Tuesday, November 26, 2024

The Irish Musical World of Rachel Baptist

Must read

There’s something quite delightful and, I think, unique about the recent series of albums released on Linn Records by the Irish Baroque Orchestra under Peter Whelan, collectively known as the Irish Heritage Cycle. Individually, each one focuses not necessarily on a composer or a musical format, but on a situation or character relevant to the musical scene in seventeenth- and eighteenth-century Ireland – whether it’s the castrato singer Giusto Fernando Tenducci, who fled the country after marrying his 15-year-old student, or the Chief Composer of Ireland from 1716, Johann Sigismund Kusser, or, more abstractly in The Hibernian Muse, the musical backdrop for the ruling classes in the Dublin of the day. Together, they present a thriving and cosmopolitan image of musical Dublin in the Baroque period (though, it’s worth noting, the musical life of a ruling class that was simultanously eroding the country’s own Gaelic art forms).

The latest release in this cycle is Rachel Baptist: Ireland’s Black Syren, with the part of Baptist being played by her Scottish namesake Rachel Redmond. What little is known or supposed about Baptist is summarised in the sleeve notes for the album: she was a well-received singer in the mid-eighteenth century, likely descended from Haitian slaves, with a repertoire encompassing Irish and Scottish airs, popular songs, and arias from cantatas and oratorios. So it seems likely that she was not a singer of particular fame (even the cover art of the album depicts not Baptist, but an unnamed young woman); rather the organisation seem to be attempting to highlight the often understated racial diversity of the time. There are flaws in its approach: a contemporaneous critique notes that audiences received Baptist ‘without remarks’ on the colour of her skin, which the sleeve notes cite as evidence of Dublin audiences’ racial tolerance, but surely the fact that this is worthy of note at all suggests the opposite. Despite these flaws, the attempt is admirable.

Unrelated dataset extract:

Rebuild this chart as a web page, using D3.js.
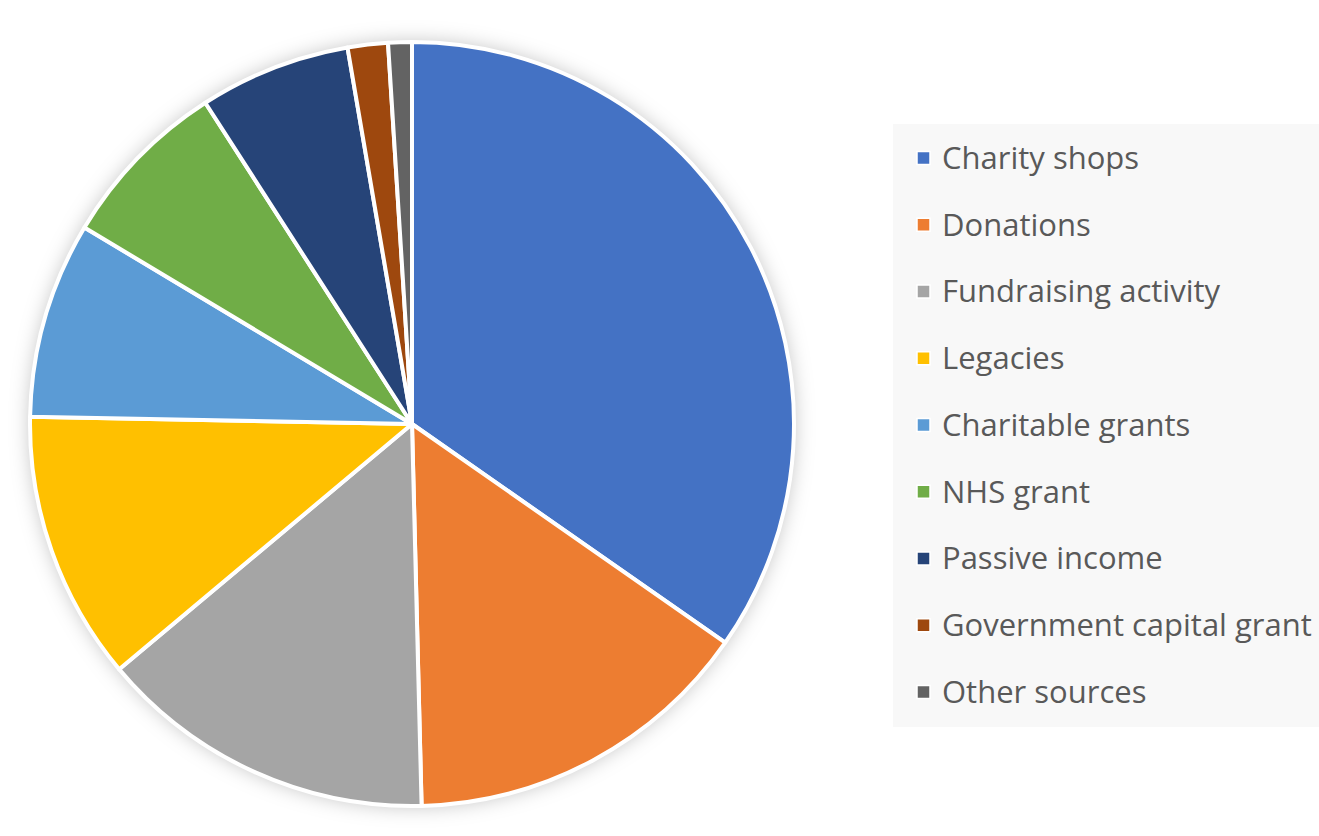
<!DOCTYPE html>
<html>
<head>
<meta charset="utf-8">
<script src="https://cdn.jsdelivr.net/npm/d3@7"></script>
<style>
  body { margin: 0; background: #fff; }
  svg { display: block; }
</style>
</head>
<body>
<div id="canvas"></div>
<script>
var categories = ["Charity shops", "Donations", "Fundraising activity", "Legacies",
  "Charitable grants", "NHS grant", "Passive income", "Government capital grant", "Other sources"];
var values = [34.7, 14.9, 14.3, 11.4, 8.3, 7.3, 6.4, 1.7, 1.0];
var colors = ["#4472c4", "#ed7d31", "#a5a5a5", "#ffc000", "#5b9bd5",
  "#70ad47", "#264478", "#9e480e", "#636363"];

var width = 1319, height = 836;
var cx = 412, cy = 424, radius = 382;

var data = categories.map(function (c, i) {
  return { name: c, value: values[i], color: colors[i] };
});

var svg = d3.select("#canvas").append("svg")
  .attr("width", width)
  .attr("height", height);

// soft shadow round the pie
var defs = svg.append("defs");
var f = defs.append("filter").attr("id", "shadow")
  .attr("x", "-10%").attr("y", "-10%").attr("width", "120%").attr("height", "120%");
f.append("feDropShadow")
  .attr("dx", 0).attr("dy", 0)
  .attr("stdDeviation", 10)
  .attr("flood-color", "#000")
  .attr("flood-opacity", 0.25);

var pie = d3.pie().sort(null).value(function (d) { return d.value; });
var arc = d3.arc().innerRadius(0).outerRadius(radius);

var g = svg.append("g")
  .attr("transform", "translate(" + cx + "," + cy + ")");

g.append("circle")
  .attr("r", radius)
  .attr("fill", "#fff")
  .attr("filter", "url(#shadow)");

g.selectAll("path")
  .data(pie(data)).enter()
  .append("path")
  .attr("d", arc)
  .attr("fill", function (d) { return d.data.color; })
  .attr("stroke", "#fff")
  .attr("stroke-width", 4)
  .attr("stroke-linejoin", "round");

// legend
var legend = svg.append("g");
legend.append("rect")
  .attr("x", 893).attr("y", 124)
  .attr("width", 426).attr("height", 603)
  .attr("fill", "#f8f8f8");

var row = d3.scalePoint()
  .domain(categories)
  .range([158, 692]);

var item = legend.selectAll("g.item")
  .data(data).enter()
  .append("g")
  .attr("class", "item")
  .attr("transform", function (d) { return "translate(0," + row(d.name) + ")"; });

item.append("rect")
  .attr("x", 917).attr("y", -6.5)
  .attr("width", 13).attr("height", 13)
  .attr("fill", function (d) { return d.color; })
  .attr("stroke", "#fff")
  .attr("stroke-width", 1.5);

item.append("text")
  .attr("x", 942)
  .attr("y", 0)
  .attr("dy", "0.35em")
  .attr("font-family", "'Open Sans', 'Noto Sans', sans-serif")
  .attr("font-size", "31px")
  .attr("fill", "#595959")
  .text(function (d) { return d.name; });
</script>
</body>
</html>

The first half of the album is given to Handel, with Redmond performing ‘Mirth, admit me of thy crew’ and ‘Softly sweet in Lydian measures’, from L’Allegro, il Penseroso ed il Moderato and Alexander’s Feast respectively, both serving to demonstrate Redmond’s lush tone colour.

These are followed by Handel’s four-movement secular cantata Diana cacciatrice, written for two sopranos, trumpet, strings and continuo. Much is made of crystalline echo effects here, in the manner of Bach’s later Flößt, mein Heiland, flößt dein Namen, with the trumpet echoing Redmond in the third movement and Aisling Kenny taking the echo soprano role in the fourth.

In the second half, space is given to Niccolò Pasquali, an Italian composer who lived in Dublin in two periods between 1748 and 1752, and was the music director at the Smock Alley theatre. The Baptist link is strongest with the Pasquali songs, as she performed in a 1756 production of his masque The Triumphs of Hibernia, from which the song ‘Let earth and air and ocean’ derives. This is a real treat, not least because it’s a showcase for Redmond, who makes the rapid passages, leaps, and trills sound effortless.

Reproducing a concert
Ireland’s Black Syren
resembles earlier releases in the series with orchestral works punctuating the sung music: the Overtures from Handel’s
Samson and Pasquali’s The Grand Festino, and Francesco Geminiani’s Concerto Grosso in D minor, ‘La Folia’. The idea here, I think, is to reproduce a hypothetical Baptist concert, with instrumental works providing the singer with a break and the audience a change of pace.

The Irish Baroque Orchestra perform these works with all their usual vigour, rendering the often stately Handel with a real joie de vivre. The same is true of the Geminiani, a set of variations arranged from a Corelli sonata, which also allows the group scope to explore its more lyrical playing, with some beautifully warm tone and tasteful ornamentation in the slow variations. The Pasquali will be of most interest to music history buffs, though. This is the first recording of the work, written in Dublin to celebrate the birthday of King George II. It’s engaging enough, largely due to a spirited performance, composed with secure craft if not exactly full of surprises.

The last track on the album comes courtesy of Purcell, with ‘Fairest Isle’ from his semi-opera King Arthur. After all the vocal and orchestral excitement throughout the album, the more reflective and leisurely mood here closes the album very effectively.

When I reviewed The Trials of Tenducci from this series, it was the second in a projected series of five albums. This release is the fifth, drawing the sequence to a nominal close, but the Irish Baroque Orchestra doesn’t seem to be done; their website indicates an intention to record the Messiah, and honestly I can’t get enough of the ideas in this series. The orchestra under Whelan has again here brought an album full of surprise, vim, and irrepressible enthusiasm.